PROVIDED MATERIAL
[BEGIN]

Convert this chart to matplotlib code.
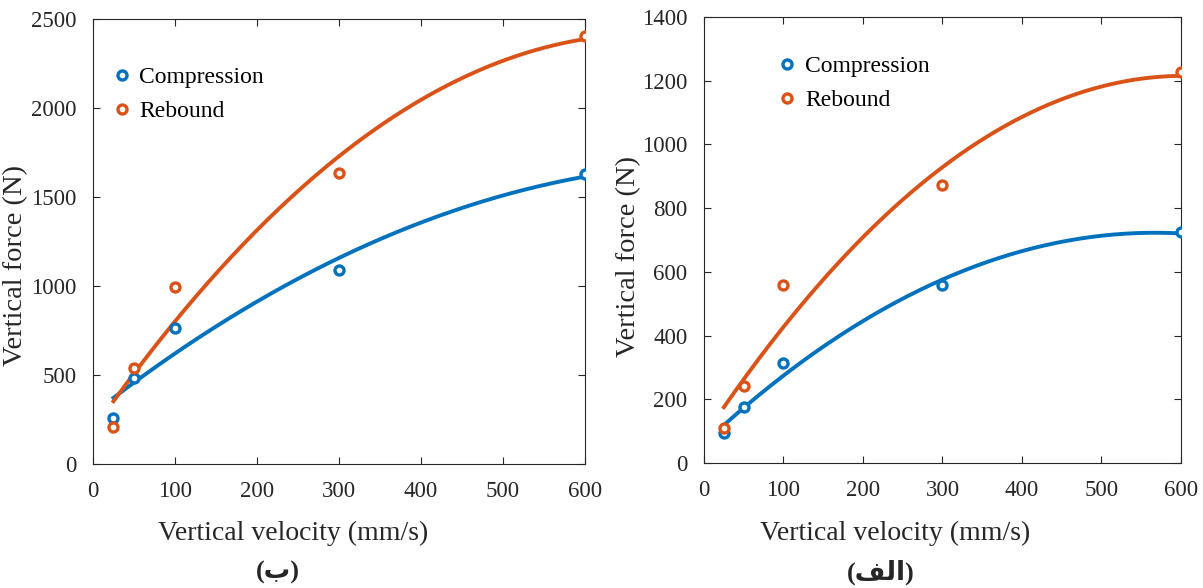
"""
Force-velocity characteristics of the damper: measured points and quadratic fits
"""
import matplotlib
matplotlib.use("Agg")
import matplotlib.pyplot as plt
import numpy as np

# measured data
velocity = [25, 50, 100, 300, 600]

# panel (ب)
comp_b = [257, 485, 764, 1088, 1628]
reb_b = [206, 538, 992, 1637, 2405]

# panel (الف)
comp_a = [93, 175, 313, 558, 724]
reb_a = [109, 243, 559, 872, 1226]

BLUE = "#0072BD"
ORANGE = "#D95319"
AXC = "#262626"

plt.rcParams["font.family"] = ["Liberation Serif", "DejaVu Sans"]


def panel(ax, comp, reb, ymax, ystep, leg_anchor, xlab_pos, ylab_pos):
    """Draw one panel: scatter points plus a 2nd order fit for each series"""
    xfit = np.linspace(min(velocity), max(velocity), 200)
    for vals, color, name in ((comp, BLUE, "Compression"), (reb, ORANGE, "Rebound")):
        coef = np.polyfit(velocity, vals, 2)
        ax.plot(xfit, np.polyval(coef, xfit), color=color, lw=2.8, zorder=2)
        ax.plot(velocity, vals, ls="none", marker="o", ms=6.5,
                mfc="white", mec=color, mew=2.4, label=name, zorder=3)

    ax.set_xlim(0, 600)
    ax.set_ylim(0, ymax)
    ax.set_xticks(np.arange(0, 601, 100))
    ax.set_yticks(np.arange(0, ymax + 1, ystep))
    ax.tick_params(direction="in", length=5, width=0.8, colors=AXC,
                   labelsize=16.5, top=True, right=True)
    ax.tick_params(axis="x", pad=12)
    ax.tick_params(axis="y", pad=12)
    for sp in ax.spines.values():
        sp.set_color(AXC)
        sp.set_linewidth(0.8)
    ax.set_xlabel("Vertical velocity (mm/s)", fontsize=20, color=AXC)
    ax.set_ylabel("Vertical force (N)", fontsize=20.5, color=AXC)
    ax.xaxis.set_label_coords(*xlab_pos)
    ax.yaxis.set_label_coords(*ylab_pos)
    ax.legend(loc="upper left", bbox_to_anchor=leg_anchor, frameon=False,
              fontsize=17, handletextpad=0.15, handlelength=1.2,
              labelspacing=0.55, borderaxespad=0)


fig = plt.figure(figsize=(12.03, 5.88), dpi=100)
ax_b = fig.add_axes([0.0773, 0.2109, 0.4090, 0.7568])
ax_a = fig.add_axes([0.5852, 0.2126, 0.3965, 0.7585])

panel(ax_b, comp_b, reb_b, 2500, 500, (0.01, 0.915), (0.407, -0.128), (-0.131, 0.447))
panel(ax_a, comp_a, reb_a, 1400, 200, (0.125, 0.935), (0.40, -0.13), (-0.131, 0.462))

fig.text(0.231, 0.027, "(ب)", ha="center", va="center", fontsize=19,
         fontweight="bold", color=AXC)
fig.text(0.732, 0.027, "(\ufed2\ufedf\u0627)", ha="center", va="center",
         fontsize=19, fontweight="bold", color=AXC)

fig.savefig("out.png", dpi=100)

[END]

Up to and including the line with "mew=2.4, label=name, zorder=3)", copy the data above from its first line. Skip pictures.

Convert this chart to matplotlib code.
"""
Force-velocity characteristics of the damper: measured points and quadratic fits
"""
import matplotlib
matplotlib.use("Agg")
import matplotlib.pyplot as plt
import numpy as np

# measured data
velocity = [25, 50, 100, 300, 600]

# panel (ب)
comp_b = [257, 485, 764, 1088, 1628]
reb_b = [206, 538, 992, 1637, 2405]

# panel (الف)
comp_a = [93, 175, 313, 558, 724]
reb_a = [109, 243, 559, 872, 1226]

BLUE = "#0072BD"
ORANGE = "#D95319"
AXC = "#262626"

plt.rcParams["font.family"] = ["Liberation Serif", "DejaVu Sans"]


def panel(ax, comp, reb, ymax, ystep, leg_anchor, xlab_pos, ylab_pos):
    """Draw one panel: scatter points plus a 2nd order fit for each series"""
    xfit = np.linspace(min(velocity), max(velocity), 200)
    for vals, color, name in ((comp, BLUE, "Compression"), (reb, ORANGE, "Rebound")):
        coef = np.polyfit(velocity, vals, 2)
        ax.plot(xfit, np.polyval(coef, xfit), color=color, lw=2.8, zorder=2)
        ax.plot(velocity, vals, ls="none", marker="o", ms=6.5,
                mfc="white", mec=color, mew=2.4, label=name, zorder=3)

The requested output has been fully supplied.